Macedonia is everywhere, people are crying out for us to come from every corner of the earth and there is no way we can answer them all.

But what we bring is the only cure to the fear. The word is God is what lets us boldly walk into dark places, knowing that our footsteps are guarded, that our journey is not all that there is, that even when everything we value is whisked away in the instant of our death, we are still at home and without fear because we have heard the Spirit’s call and have answered.

That word, that simple, very simple word is what is needed in Macedonia. Sure sometimes you bring a pot of chili as well. Sometimes it’s Sweet and Sour Chicken. Sometimes it is just an ear to listen to the pain of another human being trying desperately to understand why it is that beloved pets must someday die.

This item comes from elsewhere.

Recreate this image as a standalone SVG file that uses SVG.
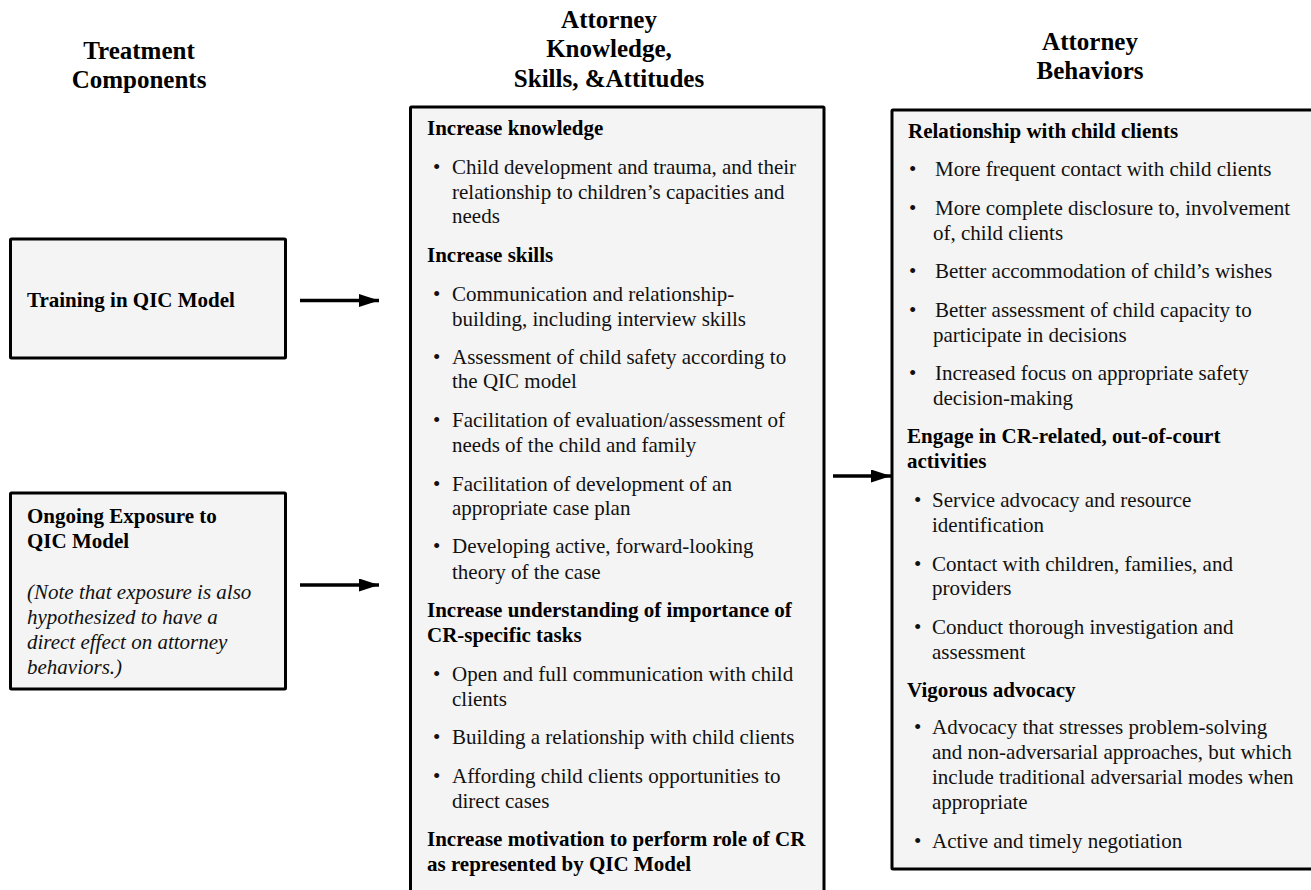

Macedonia is everywhere and the question is not whether or not we know what to say, most of the time you don’t have to say anything. The question is, what dives us? Is it the fear that the world sells us every day or is it the faith; the faith that drives away the fear, that sharpens our hearing to pick out the calls from Macedonia amidst the din of the crowd all around us.

It depends on where you start, how far a journey it is. If you begin from a place of safety and comfort the road may be longer but do not fear, you can still get there.

If you begin on your knees, maybe on the road to Damascus but the details do not matter that much; if you begin from a place of understanding or how much there is to gain and how much there is to lose and how far the love of God will go, how loud the voice of the Holy Spirit, the Advocate can be if only we are listening for it, then the journey is not that far, it can take place entirely in your own heart if you let it, if you let the voice of the Spirit remind you of Jesus teachings, remind you of who you are.

Macedonia is everywhere. It is especially, inside of you.